TASK OBJECTIVE: Everything from the first line to the line containing "ctx.strokeRect(area.left, area.top, area.right" is to be repeated exactly; nothing past it.

RAW DATA:
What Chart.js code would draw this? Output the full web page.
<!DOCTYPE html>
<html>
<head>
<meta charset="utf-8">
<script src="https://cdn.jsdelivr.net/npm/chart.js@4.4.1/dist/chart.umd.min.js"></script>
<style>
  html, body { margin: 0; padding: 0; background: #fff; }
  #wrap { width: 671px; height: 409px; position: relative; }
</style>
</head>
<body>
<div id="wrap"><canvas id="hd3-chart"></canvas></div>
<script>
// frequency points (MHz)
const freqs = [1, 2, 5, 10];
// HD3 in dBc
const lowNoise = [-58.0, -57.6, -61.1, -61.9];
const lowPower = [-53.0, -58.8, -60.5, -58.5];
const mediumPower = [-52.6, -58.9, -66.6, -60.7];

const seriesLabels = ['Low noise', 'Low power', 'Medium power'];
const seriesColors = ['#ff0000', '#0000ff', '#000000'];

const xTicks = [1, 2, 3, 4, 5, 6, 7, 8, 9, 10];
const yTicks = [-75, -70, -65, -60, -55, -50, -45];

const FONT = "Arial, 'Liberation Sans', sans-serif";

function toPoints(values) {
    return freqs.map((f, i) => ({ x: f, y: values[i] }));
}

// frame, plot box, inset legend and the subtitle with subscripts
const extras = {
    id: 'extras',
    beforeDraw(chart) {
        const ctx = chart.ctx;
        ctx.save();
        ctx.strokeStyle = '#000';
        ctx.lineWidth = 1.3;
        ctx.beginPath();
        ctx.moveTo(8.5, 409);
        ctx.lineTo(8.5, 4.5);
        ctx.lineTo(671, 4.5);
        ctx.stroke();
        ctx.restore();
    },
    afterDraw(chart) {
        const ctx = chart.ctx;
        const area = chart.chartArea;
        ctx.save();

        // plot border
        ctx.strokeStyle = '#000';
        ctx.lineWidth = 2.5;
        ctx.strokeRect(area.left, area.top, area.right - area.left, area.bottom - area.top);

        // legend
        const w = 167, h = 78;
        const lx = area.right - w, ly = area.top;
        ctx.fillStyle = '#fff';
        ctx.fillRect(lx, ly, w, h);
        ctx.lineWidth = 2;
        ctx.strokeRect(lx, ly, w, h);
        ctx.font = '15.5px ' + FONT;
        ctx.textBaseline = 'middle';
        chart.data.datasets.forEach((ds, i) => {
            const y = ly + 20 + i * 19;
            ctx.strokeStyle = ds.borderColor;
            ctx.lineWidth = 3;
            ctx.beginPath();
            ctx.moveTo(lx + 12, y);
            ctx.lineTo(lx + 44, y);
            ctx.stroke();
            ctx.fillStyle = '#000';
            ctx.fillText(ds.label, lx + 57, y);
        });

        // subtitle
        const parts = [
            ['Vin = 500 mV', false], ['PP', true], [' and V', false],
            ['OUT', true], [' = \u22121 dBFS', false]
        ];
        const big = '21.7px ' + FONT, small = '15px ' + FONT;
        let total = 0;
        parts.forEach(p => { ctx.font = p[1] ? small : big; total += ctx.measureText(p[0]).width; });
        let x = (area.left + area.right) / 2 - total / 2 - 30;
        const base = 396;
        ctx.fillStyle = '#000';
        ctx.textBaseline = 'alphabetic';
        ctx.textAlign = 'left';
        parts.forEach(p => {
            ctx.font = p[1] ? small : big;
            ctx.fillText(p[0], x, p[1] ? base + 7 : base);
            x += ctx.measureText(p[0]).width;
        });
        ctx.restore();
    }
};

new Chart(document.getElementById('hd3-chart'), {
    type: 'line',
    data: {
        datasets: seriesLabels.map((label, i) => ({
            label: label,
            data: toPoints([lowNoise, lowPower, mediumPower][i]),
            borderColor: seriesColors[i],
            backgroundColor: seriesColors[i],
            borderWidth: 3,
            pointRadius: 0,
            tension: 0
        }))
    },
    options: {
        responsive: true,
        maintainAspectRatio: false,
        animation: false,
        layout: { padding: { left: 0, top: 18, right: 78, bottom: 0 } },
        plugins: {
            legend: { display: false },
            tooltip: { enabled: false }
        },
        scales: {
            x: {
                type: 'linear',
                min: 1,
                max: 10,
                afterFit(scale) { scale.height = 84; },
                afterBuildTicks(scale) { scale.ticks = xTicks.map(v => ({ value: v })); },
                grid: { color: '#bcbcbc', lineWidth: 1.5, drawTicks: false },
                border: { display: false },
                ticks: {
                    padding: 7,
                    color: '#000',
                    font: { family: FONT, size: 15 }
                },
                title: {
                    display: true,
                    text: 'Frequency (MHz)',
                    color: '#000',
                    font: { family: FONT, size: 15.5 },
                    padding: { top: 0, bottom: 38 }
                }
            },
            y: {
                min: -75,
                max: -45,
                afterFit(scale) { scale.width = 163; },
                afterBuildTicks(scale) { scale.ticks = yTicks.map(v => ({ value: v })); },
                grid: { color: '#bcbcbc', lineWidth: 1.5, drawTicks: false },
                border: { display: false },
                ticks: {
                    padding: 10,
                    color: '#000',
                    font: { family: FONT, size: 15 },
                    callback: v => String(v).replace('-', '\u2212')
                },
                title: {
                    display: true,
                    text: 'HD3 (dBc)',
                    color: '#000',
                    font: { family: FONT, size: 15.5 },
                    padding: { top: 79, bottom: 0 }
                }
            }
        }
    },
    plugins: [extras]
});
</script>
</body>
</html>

RESPONSE:
What Chart.js code would draw this? Output the full web page.
<!DOCTYPE html>
<html>
<head>
<meta charset="utf-8">
<script src="https://cdn.jsdelivr.net/npm/chart.js@4.4.1/dist/chart.umd.min.js"></script>
<style>
  html, body { margin: 0; padding: 0; background: #fff; }
  #wrap { width: 671px; height: 409px; position: relative; }
</style>
</head>
<body>
<div id="wrap"><canvas id="hd3-chart"></canvas></div>
<script>
// frequency points (MHz)
const freqs = [1, 2, 5, 10];
// HD3 in dBc
const lowNoise = [-58.0, -57.6, -61.1, -61.9];
const lowPower = [-53.0, -58.8, -60.5, -58.5];
const mediumPower = [-52.6, -58.9, -66.6, -60.7];

const seriesLabels = ['Low noise', 'Low power', 'Medium power'];
const seriesColors = ['#ff0000', '#0000ff', '#000000'];

const xTicks = [1, 2, 3, 4, 5, 6, 7, 8, 9, 10];
const yTicks = [-75, -70, -65, -60, -55, -50, -45];

const FONT = "Arial, 'Liberation Sans', sans-serif";

function toPoints(values) {
    return freqs.map((f, i) => ({ x: f, y: values[i] }));
}

// frame, plot box, inset legend and the subtitle with subscripts
const extras = {
    id: 'extras',
    beforeDraw(chart) {
        const ctx = chart.ctx;
        ctx.save();
        ctx.strokeStyle = '#000';
        ctx.lineWidth = 1.3;
        ctx.beginPath();
        ctx.moveTo(8.5, 409);
        ctx.lineTo(8.5, 4.5);
        ctx.lineTo(671, 4.5);
        ctx.stroke();
        ctx.restore();
    },
    afterDraw(chart) {
        const ctx = chart.ctx;
        const area = chart.chartArea;
        ctx.save();

        // plot border
        ctx.strokeStyle = '#000';
        ctx.lineWidth = 2.5;
        ctx.strokeRect(area.left, area.top, area.right - area.left, area.bottom - area.top);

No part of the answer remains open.